Ce chapitre 9 sur l’investissement reprend le principe du chapitre 11 de l’ALENA, qui permet à une entreprise de poursuivre un gouvernement si celui-ci crée des obstacles au commerce par une réglementation. Ce qui ouvre un véritable boîte de Pandore: selon Todd Tucker, de l’organisation Public Citizen, qui a témoigné au Comité permanent du commerce international le 17 novembre, «des centaines de milliers d’entreprises américaines, chinoises, caïmanaises et même canadiennes peuvent contester la réglementation canadienne en faisant appliquer par leur filiale panaméenne une planification agressive de la nationalité».

Les Québécois et les Canadiens ne profiteront donc pas d’un pareil accord. Pas plus que les Panaméens. On retrouve d’ailleurs dans l’entente plusieurs mesures inspirées des accords de l’Organisation mondiale du commerce (OMC) et qui ont été longuement combattues par les pays du Sud.

On vise par exemple à faire baisser de façon significative les droits de douane. Or ces baisses, dans un pays pauvre comme le Panama, pourront avoir de graves conséquences: elles priveront de précieux revenus un gouvernement déjà passablement désargenté et peu soucieux de sa population, et les produits panaméens se retrouveront en concurrence avec des produits canadiens, alors que les Panaméens auront peu de chances d’exporter leurs propres marchandises (à moins qu’elles ne soient produites dans des conditions de misère).

Que le Canada renonce

De plus, l’ouverture des marchés publics panaméens aux entreprises canadiennes privera le Panama d’un important outil de développement local. À l’OMC, les pays du Sud ont refusé d’adhérer à l’Accord sur les marchés publics (AMP) justement pour cette raison.

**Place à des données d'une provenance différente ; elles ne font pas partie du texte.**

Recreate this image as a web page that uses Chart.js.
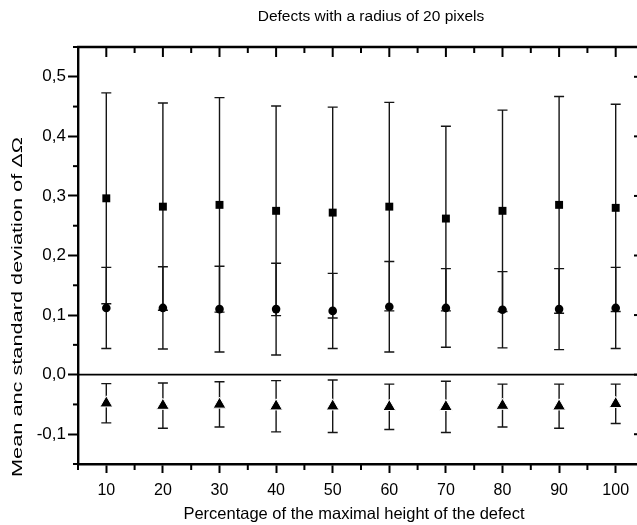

Sans surprise, l’accord entre le Canada et le Panama ne contraindra pas non plus l’activité de sociétés minières canadiennes, dont certaines soulèvent de vives controverses, comme les projets à ciel ouvert de la mine d’or de Molejon exploitée par Petaquillas Minerals, qu’on a accusée de déforestation et de contamination de rivières locales, ou la mine de cuivre exploitée illégalement sur un territoire autochtone par Corriente Ressources. Aucune mesure écologique restrictive n’est prévue.

Toutes ces raisons justifient que, à titre de précaution, le Canada renonce à un tel accord de libre-échange. Plus que cela, il devrait s’engager à ne plus jamais négocier ce type d’accord avec un paradis fiscal. Souhaitons que le Parlement canadien ait le courage de voter contre la loi C-46 qui vise la mise en oeuvre de ce funeste accord.